__Short problem__: Restate each line of the listing exactly, without carrying over any pictures.

=== Data provided ===

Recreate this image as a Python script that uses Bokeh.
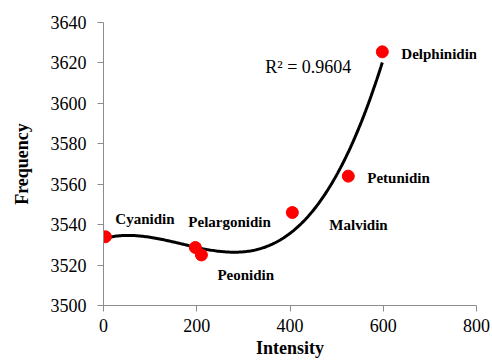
import numpy as np
from bokeh.plotting import figure
from bokeh.models import ColumnDataSource, Range1d, Label, FixedTicker
from bokeh.core.properties import value
from bokeh.embed import file_html
from bokeh.resources import INLINE

names = ["Cyanidin", "Pelargonidin", "Peonidin", "Malvidin", "Petunidin", "Delphinidin"]
intensity = [4, 197, 210, 405, 525, 598]
frequency = [3534, 3528.7, 3525, 3546, 3564, 3625.5]
r2_text = "R\u00b2 = 0.9604"
x_ticks = [0, 200, 400, 600, 800]
y_ticks = [3500, 3520, 3540, 3560, 3580, 3600, 3620, 3640]

# label offsets in screen pixels (style)
dx = [10, -7, 16, 37, 19, 19]
dy = [-18, -25, 20, 12, 2, 2]

p = figure(width=492, height=362, output_backend="svg", toolbar_location=None,
           x_range=Range1d(0, 800), y_range=Range1d(3500, 3640),
           min_border_left=103, min_border_right=16, min_border_top=22, min_border_bottom=57)
p.outline_line_color = None
p.xgrid.grid_line_color = None
p.ygrid.grid_line_color = None

# trend line: cubic polynomial fit
coef = np.polyfit(intensity, frequency, 3)
xs = np.linspace(min(intensity), max(intensity), 200)
ys = np.polyval(coef, xs)
p.line(xs, ys, line_color="black", line_width=3)

src = ColumnDataSource(dict(x=intensity, y=frequency, name=names, dx=dx, dy=dy))
p.scatter("x", "y", source=src, size=12, fill_color="#FF0000", line_color="#FF0000")
p.text("x", "y", text="name", source=src, x_offset="dx", y_offset="dy",
       text_font=value("Liberation Serif"), text_font_style="bold",
       text_font_size="15px", text_baseline="middle", text_align="left", text_color="black")

p.add_layout(Label(x=347, y=3618, text=r2_text, text_font="Liberation Serif",
                   text_font_size="18px", text_baseline="middle", text_color="black"))

for ax, ticks in ((p.xaxis, x_ticks), (p.yaxis, y_ticks)):
    ax.ticker = FixedTicker(ticks=ticks)
    ax.axis_line_color = "#8c8c8c"
    ax.major_tick_line_color = "#8c8c8c"
    ax.minor_tick_line_color = None
    ax.major_tick_out = 6
    ax.major_tick_in = 0
    ax.major_label_text_font = "Liberation Serif"
    ax.major_label_text_font_size = "18px"
    ax.major_label_text_color = "black"
    ax.axis_label_text_font = "Liberation Serif"
    ax.axis_label_text_font_style = "bold"
    ax.axis_label_text_font_size = "18px"
    ax.axis_label_text_color = "black"

p.xaxis.axis_label = "Intensity"
p.yaxis.axis_label = "Frequency"
p.xaxis.major_label_standoff = 7
p.xaxis.axis_label_standoff = 3
p.yaxis.major_label_standoff = 11
p.yaxis.axis_label_standoff = 16

open("out.html", "w").write(file_html(p, INLINE))
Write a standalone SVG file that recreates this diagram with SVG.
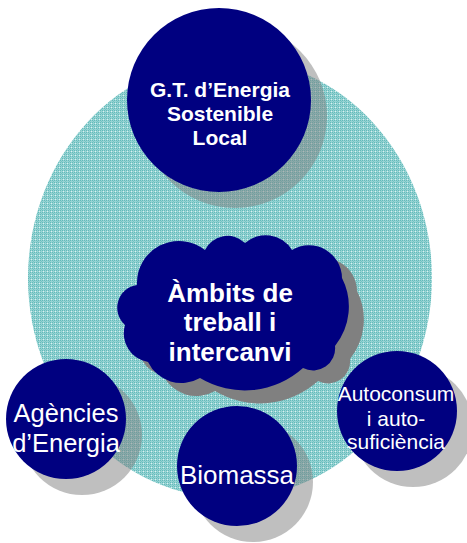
<svg xmlns="http://www.w3.org/2000/svg" xmlns:xlink="http://www.w3.org/1999/xlink" width="467" height="543" viewBox="0 0 467 543">
<style>
.node{fill:#000080}
.shadow{fill:#808080;fill-opacity:0.5}
.lb{font-family:"Liberation Sans",Arial,sans-serif;fill:#ffffff;text-anchor:middle;font-weight:bold}
.ln{font-family:"Liberation Sans",Arial,sans-serif;fill:#ffffff;text-anchor:middle}
</style>
<defs>
<pattern id="teal" width="4" height="4" patternUnits="userSpaceOnUse">
<rect width="4" height="4" fill="#96d3d3"/>
<rect x="0" y="0" width="1" height="1" fill="#63baba"/>
<rect x="2" y="0" width="1" height="1" fill="#63baba"/>
<rect x="0" y="2" width="1" height="1" fill="#63baba"/>
<rect x="2" y="2" width="1" height="1" fill="#63baba"/>
<rect x="1" y="1" width="1" height="1" fill="#76c4c4"/>
<rect x="3" y="3" width="1" height="1" fill="#ddf1f1"/>
</pattern>
<path id="cloudShape" d="M137,285 A42,42 0 0 1 205,250 A25,25 0 0 1 245,243 A31,31 0 0 1 292,250 A33,33 0 0 1 342,278 A63,63 0 0 1 335,346 A22,22 0 0 1 303,368 A87,87 0 0 1 200,378 A37,37 0 0 1 148,362 A29,29 0 0 1 125,325 A23,23 0 0 1 137,285 Z"/>
</defs>
<g id="background">
<ellipse cx="230" cy="278" rx="202" ry="220" fill="url(#teal)"/>
</g>
<g id="node-gt">
<circle class="shadow" cx="235" cy="116" r="92"/>
<circle class="node" cx="219" cy="100" r="92"/>
<text class="lb" font-size="21" x="220" y="97">G.T. d’Energia</text>
<text class="lb" font-size="21" x="220" y="121">Sostenible</text>
<text class="lb" font-size="21" x="220" y="145">Local</text>
</g>
<g id="node-ambits">
<use xlink:href="#cloudShape" fill="#808080" transform="translate(15,13)"/>
<use xlink:href="#cloudShape" fill="#000080"/>
<text class="lb" font-size="26" x="230" y="302">Àmbits de</text>
<text class="lb" font-size="26" x="230" y="331">treball i</text>
<text class="lb" font-size="26" x="230" y="361">intercanvi</text>
</g>
<g id="node-agencies">
<circle class="shadow" cx="82" cy="435" r="60"/>
<circle class="node" cx="66" cy="419" r="60"/>
<text class="ln" font-size="25.5" x="66" y="422">Agències</text>
<text class="ln" font-size="25.5" x="66" y="452">d’Energia</text>
</g>
<g id="node-biomassa">
<circle class="shadow" cx="253" cy="482" r="60"/>
<circle class="node" cx="237" cy="466" r="60"/>
<text class="ln" font-size="26" x="237" y="484">Biomassa</text>
</g>
<g id="node-autoconsum">
<circle class="shadow" cx="413" cy="427" r="60"/>
<circle class="node" cx="397" cy="411" r="60"/>
<text class="ln" font-size="21" x="396" y="401">Autoconsum</text>
<text class="ln" font-size="21" x="396" y="426">i auto-</text>
<text class="ln" font-size="21" x="396" y="449">suficiència</text>
</g>
</svg>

===

__Full output__:
Recreate this image as a Python script that uses Bokeh.
import numpy as np
from bokeh.plotting import figure
from bokeh.models import ColumnDataSource, Range1d, Label, FixedTicker
from bokeh.core.properties import value
from bokeh.embed import file_html
from bokeh.resources import INLINE

names = ["Cyanidin", "Pelargonidin", "Peonidin", "Malvidin", "Petunidin", "Delphinidin"]
intensity = [4, 197, 210, 405, 525, 598]
frequency = [3534, 3528.7, 3525, 3546, 3564, 3625.5]
r2_text = "R\u00b2 = 0.9604"
x_ticks = [0, 200, 400, 600, 800]
y_ticks = [3500, 3520, 3540, 3560, 3580, 3600, 3620, 3640]

# label offsets in screen pixels (style)
dx = [10, -7, 16, 37, 19, 19]
dy = [-18, -25, 20, 12, 2, 2]

p = figure(width=492, height=362, output_backend="svg", toolbar_location=None,
           x_range=Range1d(0, 800), y_range=Range1d(3500, 3640),
           min_border_left=103, min_border_right=16, min_border_top=22, min_border_bottom=57)
p.outline_line_color = None
p.xgrid.grid_line_color = None
p.ygrid.grid_line_color = None

# trend line: cubic polynomial fit
coef = np.polyfit(intensity, frequency, 3)
xs = np.linspace(min(intensity), max(intensity), 200)
ys = np.polyval(coef, xs)
p.line(xs, ys, line_color="black", line_width=3)

src = ColumnDataSource(dict(x=intensity, y=frequency, name=names, dx=dx, dy=dy))
p.scatter("x", "y", source=src, size=12, fill_color="#FF0000", line_color="#FF0000")
p.text("x", "y", text="name", source=src, x_offset="dx", y_offset="dy",
       text_font=value("Liberation Serif"), text_font_style="bold",
       text_font_size="15px", text_baseline="middle", text_align="left", text_color="black")

p.add_layout(Label(x=347, y=3618, text=r2_text, text_font="Liberation Serif",
                   text_font_size="18px", text_baseline="middle", text_color="black"))

for ax, ticks in ((p.xaxis, x_ticks), (p.yaxis, y_ticks)):
    ax.ticker = FixedTicker(ticks=ticks)
    ax.axis_line_color = "#8c8c8c"
    ax.major_tick_line_color = "#8c8c8c"
    ax.minor_tick_line_color = None
    ax.major_tick_out = 6
    ax.major_tick_in = 0
    ax.major_label_text_font = "Liberation Serif"
    ax.major_label_text_font_size = "18px"
    ax.major_label_text_color = "black"
    ax.axis_label_text_font = "Liberation Serif"
    ax.axis_label_text_font_style = "bold"
    ax.axis_label_text_font_size = "18px"
    ax.axis_label_text_color = "black"

p.xaxis.axis_label = "Intensity"
p.yaxis.axis_label = "Frequency"
p.xaxis.major_label_standoff = 7
p.xaxis.axis_label_standoff = 3
p.yaxis.major_label_standoff = 11
p.yaxis.axis_label_standoff = 16

open("out.html", "w").write(file_html(p, INLINE))
Write a standalone SVG file that recreates this diagram with SVG.
<svg xmlns="http://www.w3.org/2000/svg" xmlns:xlink="http://www.w3.org/1999/xlink" width="467" height="543" viewBox="0 0 467 543">
<style>
.node{fill:#000080}
.shadow{fill:#808080;fill-opacity:0.5}
.lb{font-family:"Liberation Sans",Arial,sans-serif;fill:#ffffff;text-anchor:middle;font-weight:bold}
.ln{font-family:"Liberation Sans",Arial,sans-serif;fill:#ffffff;text-anchor:middle}
</style>
<defs>
<pattern id="teal" width="4" height="4" patternUnits="userSpaceOnUse">
<rect width="4" height="4" fill="#96d3d3"/>
<rect x="0" y="0" width="1" height="1" fill="#63baba"/>
<rect x="2" y="0" width="1" height="1" fill="#63baba"/>
<rect x="0" y="2" width="1" height="1" fill="#63baba"/>
<rect x="2" y="2" width="1" height="1" fill="#63baba"/>
<rect x="1" y="1" width="1" height="1" fill="#76c4c4"/>
<rect x="3" y="3" width="1" height="1" fill="#ddf1f1"/>
</pattern>
<path id="cloudShape" d="M137,285 A42,42 0 0 1 205,250 A25,25 0 0 1 245,243 A31,31 0 0 1 292,250 A33,33 0 0 1 342,278 A63,63 0 0 1 335,346 A22,22 0 0 1 303,368 A87,87 0 0 1 200,378 A37,37 0 0 1 148,362 A29,29 0 0 1 125,325 A23,23 0 0 1 137,285 Z"/>
</defs>
<g id="background">
<ellipse cx="230" cy="278" rx="202" ry="220" fill="url(#teal)"/>
</g>
<g id="node-gt">
<circle class="shadow" cx="235" cy="116" r="92"/>
<circle class="node" cx="219" cy="100" r="92"/>
<text class="lb" font-size="21" x="220" y="97">G.T. d’Energia</text>
<text class="lb" font-size="21" x="220" y="121">Sostenible</text>
<text class="lb" font-size="21" x="220" y="145">Local</text>
</g>
<g id="node-ambits">
<use xlink:href="#cloudShape" fill="#808080" transform="translate(15,13)"/>
<use xlink:href="#cloudShape" fill="#000080"/>
<text class="lb" font-size="26" x="230" y="302">Àmbits de</text>
<text class="lb" font-size="26" x="230" y="331">treball i</text>
<text class="lb" font-size="26" x="230" y="361">intercanvi</text>
</g>
<g id="node-agencies">
<circle class="shadow" cx="82" cy="435" r="60"/>
<circle class="node" cx="66" cy="419" r="60"/>
<text class="ln" font-size="25.5" x="66" y="422">Agències</text>
<text class="ln" font-size="25.5" x="66" y="452">d’Energia</text>
</g>
<g id="node-biomassa">
<circle class="shadow" cx="253" cy="482" r="60"/>
<circle class="node" cx="237" cy="466" r="60"/>
<text class="ln" font-size="26" x="237" y="484">Biomassa</text>
</g>
<g id="node-autoconsum">
<circle class="shadow" cx="413" cy="427" r="60"/>
<circle class="node" cx="397" cy="411" r="60"/>
<text class="ln" font-size="21" x="396" y="401">Autoconsum</text>
<text class="ln" font-size="21" x="396" y="426">i auto-</text>
<text class="ln" font-size="21" x="396" y="449">suficiència</text>
</g>
</svg>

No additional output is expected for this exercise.